(Stored data)
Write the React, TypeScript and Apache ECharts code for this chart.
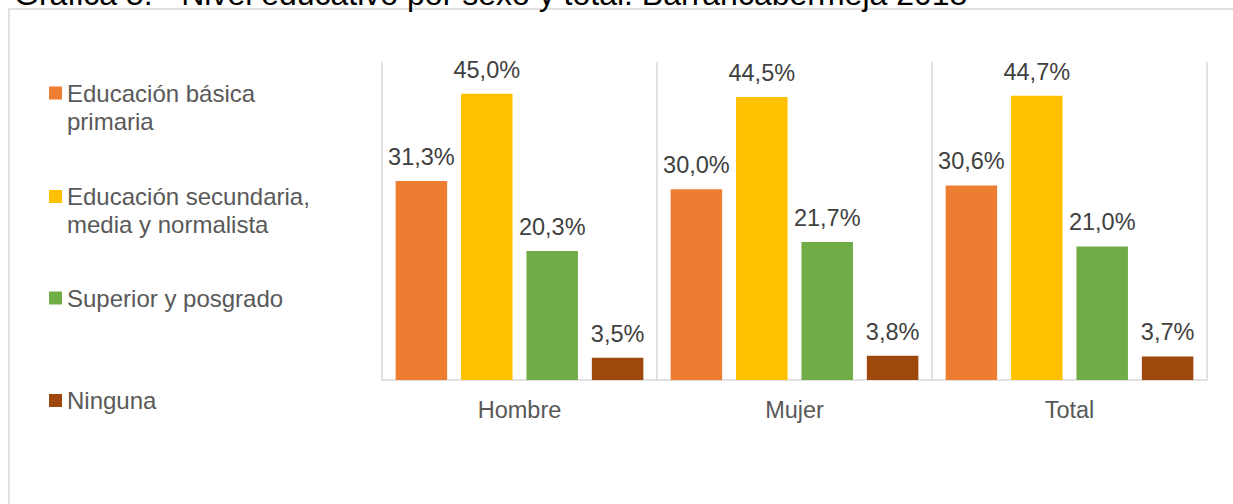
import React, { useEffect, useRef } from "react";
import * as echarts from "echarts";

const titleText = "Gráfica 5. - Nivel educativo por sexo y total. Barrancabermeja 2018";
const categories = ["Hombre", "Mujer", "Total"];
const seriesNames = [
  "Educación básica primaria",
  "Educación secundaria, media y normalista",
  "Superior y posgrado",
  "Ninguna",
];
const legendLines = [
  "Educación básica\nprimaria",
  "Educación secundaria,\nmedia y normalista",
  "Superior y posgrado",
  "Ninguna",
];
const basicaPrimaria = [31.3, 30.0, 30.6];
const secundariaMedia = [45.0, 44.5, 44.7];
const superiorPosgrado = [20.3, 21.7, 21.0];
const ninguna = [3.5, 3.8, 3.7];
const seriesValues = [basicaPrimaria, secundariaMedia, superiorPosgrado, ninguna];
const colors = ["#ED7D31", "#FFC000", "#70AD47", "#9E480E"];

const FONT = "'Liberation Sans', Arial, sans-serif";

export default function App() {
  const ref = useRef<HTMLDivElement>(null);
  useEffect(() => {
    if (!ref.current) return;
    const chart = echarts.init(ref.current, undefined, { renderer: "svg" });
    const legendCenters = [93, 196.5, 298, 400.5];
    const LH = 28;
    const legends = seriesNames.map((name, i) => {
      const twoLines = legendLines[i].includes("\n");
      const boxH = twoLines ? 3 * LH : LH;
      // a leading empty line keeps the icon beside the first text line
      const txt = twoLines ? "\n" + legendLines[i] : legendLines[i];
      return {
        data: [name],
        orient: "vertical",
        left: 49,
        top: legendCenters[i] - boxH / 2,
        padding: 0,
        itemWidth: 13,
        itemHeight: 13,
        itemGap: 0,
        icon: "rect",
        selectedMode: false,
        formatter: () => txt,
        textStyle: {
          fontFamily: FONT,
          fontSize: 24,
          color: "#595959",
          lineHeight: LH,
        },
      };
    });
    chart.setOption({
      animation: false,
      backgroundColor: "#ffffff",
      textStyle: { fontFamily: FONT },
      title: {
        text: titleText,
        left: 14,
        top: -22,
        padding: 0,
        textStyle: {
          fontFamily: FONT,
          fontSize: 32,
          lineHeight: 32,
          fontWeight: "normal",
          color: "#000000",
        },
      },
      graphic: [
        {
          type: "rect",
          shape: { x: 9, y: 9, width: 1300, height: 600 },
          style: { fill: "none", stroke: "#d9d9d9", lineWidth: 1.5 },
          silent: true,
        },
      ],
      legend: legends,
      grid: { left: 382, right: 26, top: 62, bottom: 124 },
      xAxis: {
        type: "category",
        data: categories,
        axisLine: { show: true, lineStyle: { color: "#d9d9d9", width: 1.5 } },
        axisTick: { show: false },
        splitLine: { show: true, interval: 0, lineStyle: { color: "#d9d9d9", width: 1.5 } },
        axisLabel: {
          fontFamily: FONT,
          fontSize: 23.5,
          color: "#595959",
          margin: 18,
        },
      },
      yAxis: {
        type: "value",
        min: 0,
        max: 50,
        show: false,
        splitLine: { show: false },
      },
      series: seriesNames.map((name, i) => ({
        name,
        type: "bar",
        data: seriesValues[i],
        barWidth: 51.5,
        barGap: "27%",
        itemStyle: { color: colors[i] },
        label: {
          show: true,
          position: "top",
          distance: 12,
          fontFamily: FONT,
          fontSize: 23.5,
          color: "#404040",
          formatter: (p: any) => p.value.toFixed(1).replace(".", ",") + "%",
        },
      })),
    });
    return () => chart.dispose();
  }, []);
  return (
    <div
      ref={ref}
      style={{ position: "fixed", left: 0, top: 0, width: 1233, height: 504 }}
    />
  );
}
==
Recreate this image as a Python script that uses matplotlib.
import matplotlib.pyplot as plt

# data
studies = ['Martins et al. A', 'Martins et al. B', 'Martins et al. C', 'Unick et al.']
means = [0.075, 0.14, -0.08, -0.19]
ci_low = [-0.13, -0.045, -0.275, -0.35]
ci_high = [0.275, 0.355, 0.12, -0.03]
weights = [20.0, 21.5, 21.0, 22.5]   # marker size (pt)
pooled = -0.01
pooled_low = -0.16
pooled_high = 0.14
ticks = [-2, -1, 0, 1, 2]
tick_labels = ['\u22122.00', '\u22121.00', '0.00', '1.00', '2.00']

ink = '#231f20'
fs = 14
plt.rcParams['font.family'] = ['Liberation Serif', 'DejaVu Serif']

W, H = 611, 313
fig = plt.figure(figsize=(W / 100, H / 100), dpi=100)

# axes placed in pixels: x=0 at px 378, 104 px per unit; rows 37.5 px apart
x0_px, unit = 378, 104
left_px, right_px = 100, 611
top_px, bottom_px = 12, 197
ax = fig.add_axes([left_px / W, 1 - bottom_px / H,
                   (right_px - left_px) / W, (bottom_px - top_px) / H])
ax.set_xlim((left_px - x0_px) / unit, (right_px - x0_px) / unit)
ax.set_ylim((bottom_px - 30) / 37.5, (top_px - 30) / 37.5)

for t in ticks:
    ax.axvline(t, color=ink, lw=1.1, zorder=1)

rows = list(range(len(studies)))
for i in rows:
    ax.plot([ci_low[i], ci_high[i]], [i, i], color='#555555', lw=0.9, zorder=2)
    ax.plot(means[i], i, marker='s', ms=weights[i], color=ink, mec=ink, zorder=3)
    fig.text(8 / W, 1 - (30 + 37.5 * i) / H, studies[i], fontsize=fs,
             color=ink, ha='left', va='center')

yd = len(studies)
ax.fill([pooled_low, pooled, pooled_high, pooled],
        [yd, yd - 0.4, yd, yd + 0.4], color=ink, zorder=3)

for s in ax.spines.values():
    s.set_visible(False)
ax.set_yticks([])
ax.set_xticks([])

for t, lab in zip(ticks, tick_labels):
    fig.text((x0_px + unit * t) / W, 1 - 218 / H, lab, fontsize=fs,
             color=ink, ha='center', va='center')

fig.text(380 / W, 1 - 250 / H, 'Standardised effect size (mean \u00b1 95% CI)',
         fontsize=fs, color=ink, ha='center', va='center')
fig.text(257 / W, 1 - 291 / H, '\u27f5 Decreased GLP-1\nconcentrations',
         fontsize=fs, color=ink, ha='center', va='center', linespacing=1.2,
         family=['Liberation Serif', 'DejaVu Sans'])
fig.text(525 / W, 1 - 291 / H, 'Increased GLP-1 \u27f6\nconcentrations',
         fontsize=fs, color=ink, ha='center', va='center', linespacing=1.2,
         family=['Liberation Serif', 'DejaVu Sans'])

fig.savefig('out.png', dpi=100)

▶ _SHORT PROBLEM_: All lines above from the one containing "Write the React, TypeScript" through the one containing "import * as" are to be quoted exactly, and only those; pictures are left out.

▶ _RESULT FOR THIS EXERCISE_:
Write the React, TypeScript and Apache ECharts code for this chart.
import React, { useEffect, useRef } from "react";
import * as echarts from "echarts";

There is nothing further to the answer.